Title: The Type Permian: Its Classification and Correlation

Author(s): Carl O. Dunbar (2)

Abstract:

A review of the stratigraphy of the vast basin west of the Urals shows the relation of the five series into which the type Permian is divisible. These are correlated with the Permian deposits of South China and southwestern United States.

The limestones of the Russian platform, commonly considered Upper Carboniferous, are shown to be equivalent to the Artinsk detritals, which are generally recognized as Permian.

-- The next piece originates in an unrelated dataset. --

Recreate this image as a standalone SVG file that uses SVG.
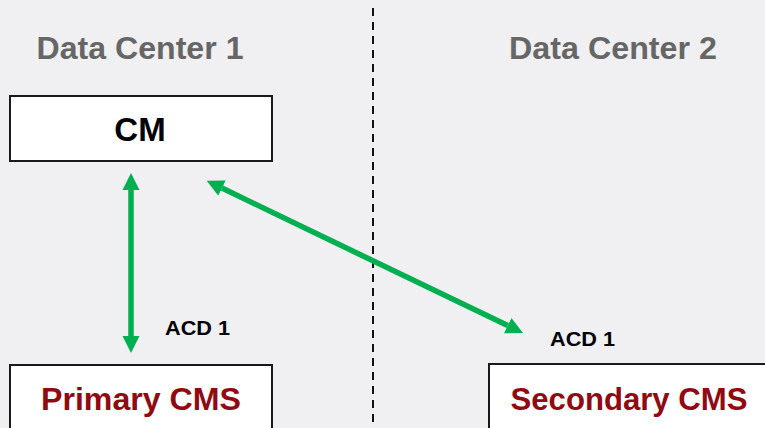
<svg xmlns="http://www.w3.org/2000/svg" width="765" height="428" viewBox="0 0 765 428">
<style>
.bg{fill:#f0f0f2}
.box{fill:#ffffff;stroke:#1a1a1a;stroke-width:2}
.hdr{font-family:"Liberation Sans",Arial,sans-serif;font-weight:bold;font-size:32px;fill:#666666;text-anchor:middle}
.cm{font-family:"Liberation Sans",Arial,sans-serif;font-weight:bold;font-size:33px;fill:#000000;text-anchor:middle}
.cms{font-family:"Liberation Sans",Arial,sans-serif;font-weight:bold;font-size:32px;fill:#8f0a12;text-anchor:middle}
.lbl{font-family:"Liberation Sans",Arial,sans-serif;font-weight:bold;font-size:21px;fill:#000000}
.conn{stroke:#00b050;stroke-width:5.5;fill:none;marker-start:url(#ah);marker-end:url(#ah)}
.div{stroke:#111111;stroke-width:2;stroke-dasharray:8 6}
</style>
<defs>
<marker id="ah" markerUnits="userSpaceOnUse" markerWidth="18" markerHeight="18" refX="0" refY="9" orient="auto-start-reverse" viewBox="0 0 18 18">
<path d="M0,0.5 L17,9 L0,17.5 z" fill="#00b050"/>
</marker>
</defs>
<rect class="bg" x="0" y="0" width="765" height="428"/>
<line class="div" x1="373" y1="8" x2="373" y2="428"/>
<text class="hdr" x="140" y="59" textLength="207" lengthAdjust="spacingAndGlyphs">Data Center 1</text>
<text class="hdr" x="613" y="59" textLength="208" lengthAdjust="spacingAndGlyphs">Data Center 2</text>
<g id="cm">
<rect class="box" x="10" y="96" width="262" height="65"/>
<text class="cm" x="140" y="141">CM</text>
</g>
<g id="primary-cms">
<rect class="box" x="10" y="365" width="262" height="70"/>
<text class="cms" x="141" y="410" textLength="200" lengthAdjust="spacingAndGlyphs">Primary CMS</text>
</g>
<g id="secondary-cms">
<rect class="box" x="489" y="364" width="282" height="70"/>
<text class="cms" x="629" y="410" textLength="237" lengthAdjust="spacingAndGlyphs">Secondary CMS</text>
</g>
<g id="connectors">
<line class="conn" x1="131" y1="190" x2="131" y2="336"/>
<line class="conn" x1="222" y1="188.1" x2="507.7" y2="325.6"/>
<text class="lbl" x="165" y="335" textLength="65" lengthAdjust="spacingAndGlyphs">ACD 1</text>
<text class="lbl" x="550" y="346" textLength="65" lengthAdjust="spacingAndGlyphs">ACD 1</text>
</g>
</svg>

The lower boundary of the Artinsk is shown to be not a constant stratigraphic horizon but the contact between overlapping facies.

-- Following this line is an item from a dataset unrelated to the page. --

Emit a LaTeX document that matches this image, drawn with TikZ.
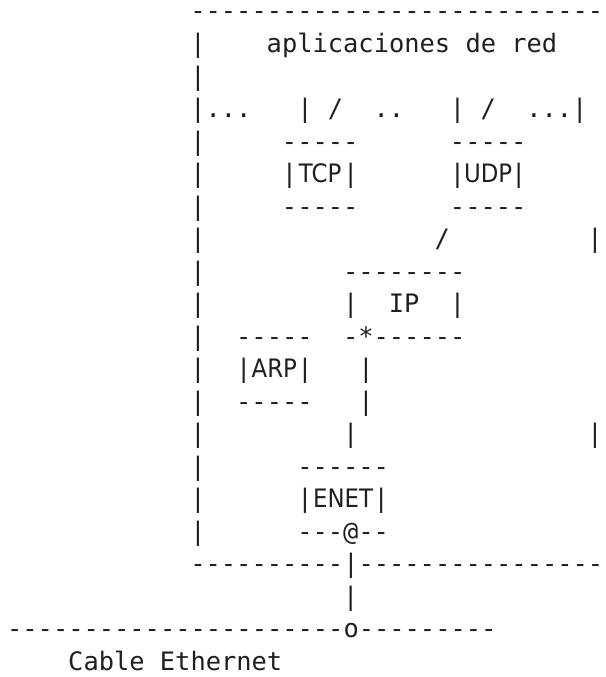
\documentclass[tikz,border=0pt]{standalone}
\usepackage{fontspec}
\usepackage{graphicx}
\setmonofont{DejaVu Sans Mono}
\newfontfamily\boxfont{DejaVu Sans}

\definecolor{ink}{gray}{0.12}

% character grid: 15.27pt per column, 32.5pt per row
\tikzset{
  asc/.style={anchor=base west, inner sep=0pt, outer sep=0pt, text=ink,
    font=\ttfamily\fontsize{25.4}{32.5}\selectfont},
  lbl/.style={anchor=base, inner sep=0pt, outer sep=0pt, text=ink,
    font=\boxfont\fontsize{25.4}{32.5}\selectfont},
}
% \frag{name}{column}{row}{characters}
\newcommand\frag[4]{\node[asc] (#1) at ({190.37pt+(#2)*15.27pt},{-20pt-(#3)*32.5pt}) {#4};}
% \boxlabel{name}{centre column}{row}{text}
\newcommand\boxlabel[4]{\node[lbl] (#1) at ({198pt+(#2)*15.27pt},{-20pt-(#3)*32.5pt}) {\scalebox{0.9}[1]{#4}};}

\begin{document}
\begin{tikzpicture}
\useasboundingbox (0,0) rectangle (605pt,-677pt);

% host frame and application layer
\frag{top}{0}{0}{---------------------------}
\frag{l1}{0}{1}{|} \frag{apps}{5}{1}{aplicaciones de red}
\frag{l2}{0}{2}{|}
\frag{l3}{0}{3}{|...} \frag{tcpbar}{7}{3}{|} \frag{tcpsl}{9}{3}{/}
\frag{dots}{12}{3}{..} \frag{udpbar}{17}{3}{|} \frag{udpsl}{19}{3}{/}
\frag{rdots}{22}{3}{...|}

% TCP and UDP
\frag{l4}{0}{4}{|} \frag{tcptop}{6}{4}{-----} \frag{udptop}{17}{4}{-----}
\frag{l5}{0}{5}{|}
\frag{tcpl}{6}{5}{|} \boxlabel{tcp}{8}{5}{TCP} \frag{tcpr}{10}{5}{|}
\frag{udpl}{17}{5}{|} \boxlabel{udp}{19}{5}{UDP} \frag{udpr}{21}{5}{|}
\frag{l6}{0}{6}{|} \frag{tcpbot}{6}{6}{-----} \frag{udpbot}{17}{6}{-----}
\frag{l7}{0}{7}{|} \frag{ipsl}{16}{7}{/} \frag{r7}{26}{7}{|}

% IP and ARP
\frag{l8}{0}{8}{|} \frag{iptop}{10}{8}{--------}
\frag{l9}{0}{9}{|} \frag{ipl}{10}{9}{|} \frag{ip}{13}{9}{IP} \frag{ipr}{17}{9}{|}
\frag{l10}{0}{10}{|} \frag{arptop}{3}{10}{-----} \frag{ipbot}{10}{10}{-*------}
\frag{l11}{0}{11}{|}
\frag{arpl}{3}{11}{|} \boxlabel{arp}{5}{11}{ARP} \frag{arpr}{7}{11}{|}
\frag{ipv1}{11}{11}{|}
\frag{l12}{0}{12}{|} \frag{arpbot}{3}{12}{-----} \frag{ipv2}{11}{12}{|}
\frag{l13}{0}{13}{|} \frag{enetv}{10}{13}{|} \frag{r13}{26}{13}{|}

% Ethernet driver
\frag{l14}{0}{14}{|} \frag{enettop}{7}{14}{------}
\frag{l15}{0}{15}{|}
\frag{enetl}{7}{15}{|} \boxlabel{enet}{9.5}{15}{ENET} \frag{enetr}{12}{15}{|}
\frag{l16}{0}{16}{|} \frag{enetbot}{7}{16}{---@--}
\frag{bottom}{0}{17}{----------|----------------}

% cable
\frag{drop}{10}{18}{|}
\frag{cable}{-12}{19}{----------------------o---------}
\frag{cablename}{-8}{20}{Cable Ethernet}
\end{tikzpicture}
\end{document}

Although no widely recognizable break has been demonstrated in the deposits of this basin from the beginning of the Upper Carboniferous into Permian time, a broad view shows that the rapid subsidence of the geosyncline over a very great area began with the incursion of the Pseudoschwagerina fauna. This beginning of a rapid evolution in the Uralian geosyncline is correlated with the regional hiatus at the base of the Wolfcamp series in America and a profound and regional break at the same horizon in the Orient. It is concluded, therefore, that the most natural lower limit of the Permian system is at the base of the Pseudoschwagerina zone, that is, at the base of the Sakmarian in the U.S.S.R., of the Wolfcamp in America, of the Chuanshan in South China, and of the Schwagerinakalk in the Carnic Alps.